There's a climate catastrophe in process but nobody pays it much mind, with a skyline ringed by low-res red clouds and snowfalls of soap flakes barely commented upon. Yet Cheang's doomsday screed has a sexy, playful energy -- "Fresh Kill" has hands-down the hottest erotic encounter I've seen during which one of the participants is playing the accordion -- and there's some delightful wordplay nestled in the background gags. (My favorite is a neon sign that alternates between "Kiss," "Kill" and "Ki$$.")
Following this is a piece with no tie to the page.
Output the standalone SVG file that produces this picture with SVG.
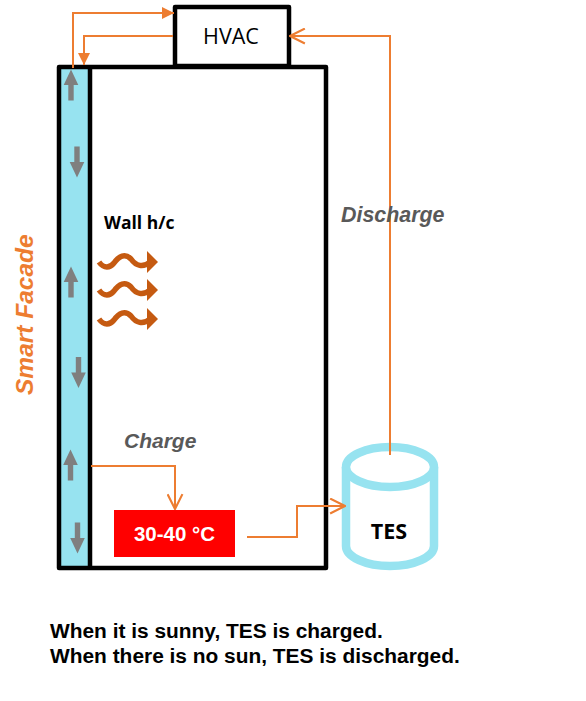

There's more than a whiff of early Godard in the way characters spout statistics and read poetry directly to the camera, and Cheang has enlisted some New York art world icons as self-effacing walk-ons. See if you can spot performance artist Karen Finley as an unlikely housewife, or theater legend George C. Wolfe as a cat fancier. The film's screenwriter Jessica Hagedorn has a cameo as a street-table bookseller, working in a plug for her own novel "Dogeaters" while trying to interest passersby in "some French porn from the revered Olympia Press."

Cheang crams so damn much into the film's rapid-fire 80 minutes that there's no way it can all cohesively tie together, but "Fresh Kill" comes a lot closer than you might expect. The movie's most cutting, climactic observation is how evil goes unpunished in the modern world, it's occasionally just forced to rebrand. The place peddling poison fish switches from sushi to a Caribbean menu -- Naga Saki becomes Mumbo Gumbo -- while other lethal products are merely repackaged from a new-sounding company with an allegedly eco-friendly message, even though they're all still selling the same contaminated crap. Like I said, the more things change.